-The Telegraph
A total of 886 forms have been submitted to the block development office till 7.30pm today.
“Yesterday, 311 farmers had submitted their forms. Today, 575 more applications were received,” said Pulak Sarkar, the Singur block development officer. The last date for submission of forms is July 22.
Becharam Manna, the Trinamul Congress MLA from Haripal who is also a member of the committee set up to facilitate the land return, held a meeting with local party MP Ratna Nag and panchayat and save-farmland committee leaders to discuss ways of expediting the process.
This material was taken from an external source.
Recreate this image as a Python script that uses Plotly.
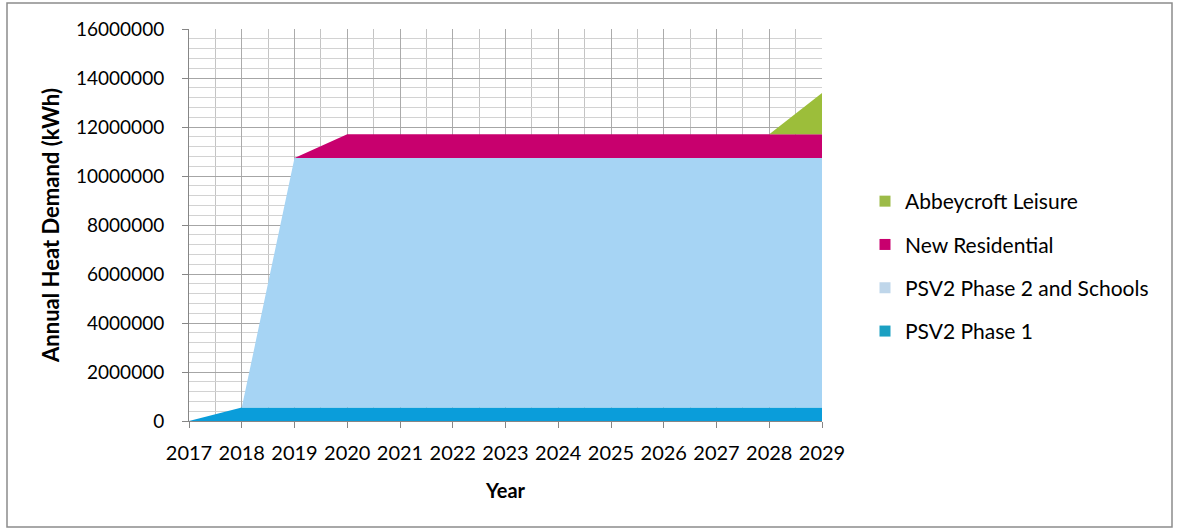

“We hope to complete the process of form submission within the next few days. We hope that the land will be returned much before July 22. The farmers will begin cultivation soon. Mamata Banerjee will come and sow the first seeds,” Manna said.
Additional district magistrate Rabindranath Jana today inspected the Singur factory site. “A team of 50 surveyors will tomorrow measure the land to mark the 400 acres that will be returned to the farmers who had not collected their compensation cheques,” he said.
District officials said the forms, which have the personal and land details of the farmers, were being scrutinised. The forms are being scrutinised under three categories: A, B and C. The A category is land without any encumbrance, B is where mutation is pending and C where there is litigation.
“The A-category forms are being sent directly to the district magistrate for scrutiny. We are trying to solve the mutation problems. About 44 acres are involved in litigation. These cases will also be scrutinised,” a district official said.
A section of Singur farmers who had parted with their land willingly today said they did not want any other factory but the Tata Nano plant to come up on the plot.
Sheikh Lutfar Rahman, a Joymollah resident who had given one-and-a-half acres for the project, said he would demand his plot back if the Nano project did not come up in Singur. “I will not tolerate it if the plot I had parted with is given to some unwilling farmer. I will not let that person cultivate the land. There may be law-and-order problems,” said Lutfar, 52, who now supplies building material.
Another farmer, Sheikh Sohrab, 34, said: “I am even willing to return the Rs 1.5-lakh compensation I had received. But if any industry has to come up in Singur, it has to be by the Tatas.”